We're thinking of getting one for dad for Christmas but don't really have a clue where to start. What is a good amount of megapixels?!

Help!

Chux xx


----------



## ♡ C ♡ (Dec 7, 2005)

the more mega pixals the better
Make sure it supports a memory card you have or they have  
We've been looking for a reasonbaly cheap one (got one from Boots when they had one half price but had to return as doesn't support my card)  We need one that support XD cards, if not I'm going to have to buy another and then a SD card too


----------



## ~ Chux ~ (Apr 8, 2003)

I'm guessing we'll have to get another memory card anyway so one can stay in the camera?? You can get the memory cards quite cheap now if you Google.
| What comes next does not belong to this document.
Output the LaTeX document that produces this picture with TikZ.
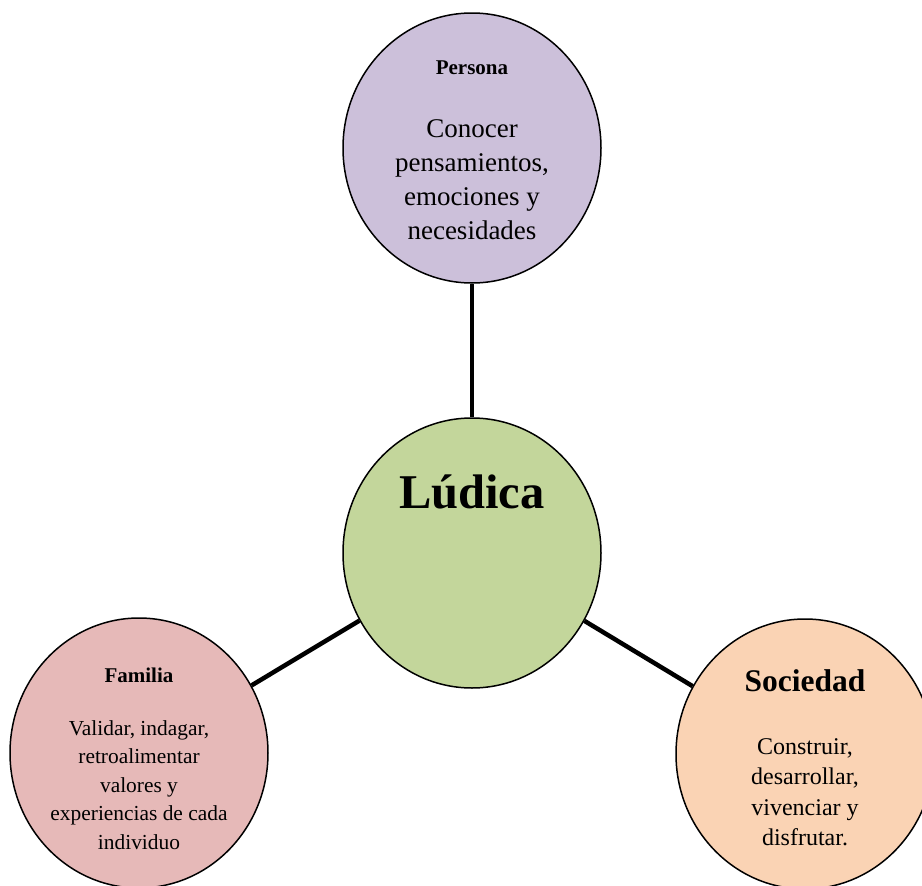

Do you have a particular make/model in mind? Or even the size?! Gawd I know nothing about them!!!

xx


----------



## wendy.h (Jul 27, 2004)

we got one of these last week for the inlaws. supports all memory cards, has 3 diiferent face plates, does slide show etc. we took it out the box and looks the business.

http://www.argos.co.uk/static/Product/partNumber/5706983/Trail/searchtext>PHOTO+FRAME.htm
/links


----------



## S4rah (Nov 10, 2003)

Hi Chux

We have just bought one too...a 7 x 5 frame...Kodak one, it was on offer with Argos reduced from 89.99 to 69.99.  It takes all sorts of memory cards so this meant that we could take a card from ours and my sisters camera....hope you find one

Sarah
xx


----------



## sallywags (Jun 27, 2005)

DH got some for our parents for xmas from Amazon - they were around £45 each,and the memory cards were 49p!!!  they seem fine and dh has loaded them for each of the parents.  Sorry i can't give anything more specific!


----------



## ~ Chux ~ (Apr 8, 2003)

Thanks all. I think I'll see what they have on Amazon as that saves me going to the shops.  Good to hear no one's had a 'bad' one though.

Chux xx


----------



## AmandaB1971 (Feb 19, 2006)

I'm a bit worried now, cos I've bought one for my Sis and BIL and it didn't even occur to me to think about what memory card they had  and I've wrapped it now! 

The one I got was a Kodak one and it was £70 from Argos.

Axxx


----------



## S4rah (Nov 10, 2003)

Mandy - that sounds like the one we got and it takes all memory cards i think so you should be ok

fingers crossed

xx


----------



## AmandaB1971 (Feb 19, 2006)

Thanks Sarah, I've just rooted out the receipt and checked on the Argos Website and it has 2 USB ports and a 5in1 card reader so that's lucky!!  Certainly not good management on my part! 

Axx


----------



## DizziSquirrel (Feb 15, 2005)

I got one for Christmas!

Its lovely
Did anyone else buy one/get one 

~Dizzi~


----------



## Martine ჱܓ (Apr 22, 2004)

We got one too bil bought it for us.


----------



## CM01 (Jan 4, 2006)

DH bought me a Phillips one for xmas & I love it   It has its own memory, so no need to leave the stick in it.

xx Clare


----------